Feb 17, 2006 01:45
Well, on a lighter note- actually, I don't have a "lighter note". I don't enjoy what is going on in my life right now. Honestly it sucks. That's all I'm going to say about my life sucking because I hate those kids that are like "omg my life sucks so much..blah blah blah."
I get to wrestle in my very first College Regionals on Saturday. Yes!!! Well, sorta. I do miss the O.A.R concert, which is probably the only concert I will want to see during these national acts that Wabash does. We aren't going to get back until like 2:30 in the morning. Which means I might be able to catch some drunk people at the Crawford Hall party if I'm lucky. Oh well I geuss.
I do get to go to a concert on Sunday though. The Red Chord, STILL REMAINS, and two other bands that I don't remember. It's going to be a blast and you all should be jealous that you don't get to go. HAHA. Bitches.

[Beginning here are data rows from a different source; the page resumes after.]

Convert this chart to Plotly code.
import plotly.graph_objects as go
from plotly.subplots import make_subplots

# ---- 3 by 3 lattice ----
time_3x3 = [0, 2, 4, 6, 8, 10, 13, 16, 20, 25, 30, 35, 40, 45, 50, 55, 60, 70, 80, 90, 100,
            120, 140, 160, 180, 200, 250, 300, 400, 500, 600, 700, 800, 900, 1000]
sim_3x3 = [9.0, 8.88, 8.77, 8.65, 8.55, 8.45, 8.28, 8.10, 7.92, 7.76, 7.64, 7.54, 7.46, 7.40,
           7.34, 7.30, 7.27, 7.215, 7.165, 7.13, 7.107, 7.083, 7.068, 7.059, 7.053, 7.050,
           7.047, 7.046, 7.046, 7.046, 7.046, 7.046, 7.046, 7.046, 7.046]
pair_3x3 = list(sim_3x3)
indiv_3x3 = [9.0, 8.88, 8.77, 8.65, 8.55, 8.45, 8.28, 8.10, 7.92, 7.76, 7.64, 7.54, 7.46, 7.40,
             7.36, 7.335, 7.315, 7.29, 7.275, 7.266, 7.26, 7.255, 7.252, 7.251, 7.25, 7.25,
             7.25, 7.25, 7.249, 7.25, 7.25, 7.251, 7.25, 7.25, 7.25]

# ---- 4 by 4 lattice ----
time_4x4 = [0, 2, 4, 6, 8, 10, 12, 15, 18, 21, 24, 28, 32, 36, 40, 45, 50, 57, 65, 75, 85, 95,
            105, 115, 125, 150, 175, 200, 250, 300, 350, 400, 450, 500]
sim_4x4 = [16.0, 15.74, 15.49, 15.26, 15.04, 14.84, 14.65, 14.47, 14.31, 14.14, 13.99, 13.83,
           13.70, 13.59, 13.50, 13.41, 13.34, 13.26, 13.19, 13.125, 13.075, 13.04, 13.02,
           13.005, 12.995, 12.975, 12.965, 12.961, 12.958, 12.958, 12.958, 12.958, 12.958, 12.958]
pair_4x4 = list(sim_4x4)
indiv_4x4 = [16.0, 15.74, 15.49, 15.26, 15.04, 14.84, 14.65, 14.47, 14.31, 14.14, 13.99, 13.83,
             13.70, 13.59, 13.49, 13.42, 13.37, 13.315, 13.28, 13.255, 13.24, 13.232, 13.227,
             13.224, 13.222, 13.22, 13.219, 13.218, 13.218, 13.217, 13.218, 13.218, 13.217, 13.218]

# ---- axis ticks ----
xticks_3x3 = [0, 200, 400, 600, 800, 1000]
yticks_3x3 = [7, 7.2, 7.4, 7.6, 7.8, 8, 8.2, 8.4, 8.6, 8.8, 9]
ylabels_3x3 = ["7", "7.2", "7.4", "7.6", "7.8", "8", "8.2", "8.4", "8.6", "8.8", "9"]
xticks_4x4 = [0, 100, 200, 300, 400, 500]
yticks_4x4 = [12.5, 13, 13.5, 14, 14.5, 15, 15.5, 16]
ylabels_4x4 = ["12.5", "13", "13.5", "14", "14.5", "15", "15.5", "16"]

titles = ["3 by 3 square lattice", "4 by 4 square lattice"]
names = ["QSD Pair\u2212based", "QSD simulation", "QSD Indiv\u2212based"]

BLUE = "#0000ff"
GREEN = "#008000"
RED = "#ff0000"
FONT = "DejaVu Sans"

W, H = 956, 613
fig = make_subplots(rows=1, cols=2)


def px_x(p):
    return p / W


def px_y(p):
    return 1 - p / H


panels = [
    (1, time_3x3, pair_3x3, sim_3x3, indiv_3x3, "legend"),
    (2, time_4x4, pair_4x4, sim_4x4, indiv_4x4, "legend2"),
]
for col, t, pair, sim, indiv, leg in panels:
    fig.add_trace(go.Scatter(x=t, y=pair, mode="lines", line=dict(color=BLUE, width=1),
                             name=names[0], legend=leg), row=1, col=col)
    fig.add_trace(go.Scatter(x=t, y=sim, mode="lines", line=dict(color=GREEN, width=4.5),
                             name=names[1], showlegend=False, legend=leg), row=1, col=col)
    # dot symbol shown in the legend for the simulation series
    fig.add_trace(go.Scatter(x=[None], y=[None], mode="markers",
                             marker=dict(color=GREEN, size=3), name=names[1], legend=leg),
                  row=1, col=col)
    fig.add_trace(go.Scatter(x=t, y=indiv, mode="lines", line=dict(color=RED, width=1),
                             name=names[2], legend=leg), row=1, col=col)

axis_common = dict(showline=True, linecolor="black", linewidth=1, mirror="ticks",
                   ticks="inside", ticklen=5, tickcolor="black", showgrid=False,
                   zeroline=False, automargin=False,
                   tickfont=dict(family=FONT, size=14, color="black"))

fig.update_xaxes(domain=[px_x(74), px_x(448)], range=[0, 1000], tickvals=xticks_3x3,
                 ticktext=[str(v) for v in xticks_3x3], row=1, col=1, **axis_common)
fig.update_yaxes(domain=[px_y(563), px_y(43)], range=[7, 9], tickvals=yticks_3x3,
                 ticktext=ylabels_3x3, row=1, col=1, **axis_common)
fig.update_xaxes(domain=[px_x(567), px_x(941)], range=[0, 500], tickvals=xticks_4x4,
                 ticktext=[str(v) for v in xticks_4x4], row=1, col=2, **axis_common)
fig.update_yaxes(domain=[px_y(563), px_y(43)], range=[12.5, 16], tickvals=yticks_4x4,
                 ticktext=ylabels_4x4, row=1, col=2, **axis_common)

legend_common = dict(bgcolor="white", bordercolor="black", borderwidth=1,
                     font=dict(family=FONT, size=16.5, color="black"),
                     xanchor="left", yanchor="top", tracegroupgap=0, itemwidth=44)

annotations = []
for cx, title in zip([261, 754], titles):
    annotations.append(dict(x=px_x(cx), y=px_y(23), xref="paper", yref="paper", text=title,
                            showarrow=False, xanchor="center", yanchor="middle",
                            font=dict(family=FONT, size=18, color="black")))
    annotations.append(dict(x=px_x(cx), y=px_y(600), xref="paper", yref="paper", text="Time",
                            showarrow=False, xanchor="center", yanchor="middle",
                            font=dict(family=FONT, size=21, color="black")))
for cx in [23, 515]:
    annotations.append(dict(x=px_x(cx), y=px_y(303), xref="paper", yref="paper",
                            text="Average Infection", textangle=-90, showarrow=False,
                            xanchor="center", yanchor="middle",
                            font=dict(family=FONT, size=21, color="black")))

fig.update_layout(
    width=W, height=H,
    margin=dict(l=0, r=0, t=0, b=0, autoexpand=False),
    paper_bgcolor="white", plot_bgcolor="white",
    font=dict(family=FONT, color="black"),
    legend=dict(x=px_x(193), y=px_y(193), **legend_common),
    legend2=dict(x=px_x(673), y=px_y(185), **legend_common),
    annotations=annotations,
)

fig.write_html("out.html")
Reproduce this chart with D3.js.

I'm glad you miss me. I guess I'm okay with the fact that you "love me." I hate that you think that what we could of should of been is not something you want to think about. You completely just crush me everytime you say things like that. "You are everything I've ever wanted" but... It's too hard. What the fuck does that mean? I haven't even seen you make an attempt at any of this. You just gave up before you even started. I'm glad I'm worth the trouble...yeah. I don't understand anything about this. Nor will I probably ever, because... nvm. I wish you the best with what'shisfuck... I just want you to be happy. Maybe you don't need someone like me making things so hard. If not talking to me makes things easier for you then I geuss it was nice knowing you. Peace.
I think I have the flu. It sucks. I hate the winter and spring.
Cas... I'm glad you found someone. You seem happy. I wish I could see you more though. Maybe once wrestling is over or something? Maybe.
Well, I've been putting off a paper for about... oh... five hours!!! I'm outta here. Laters.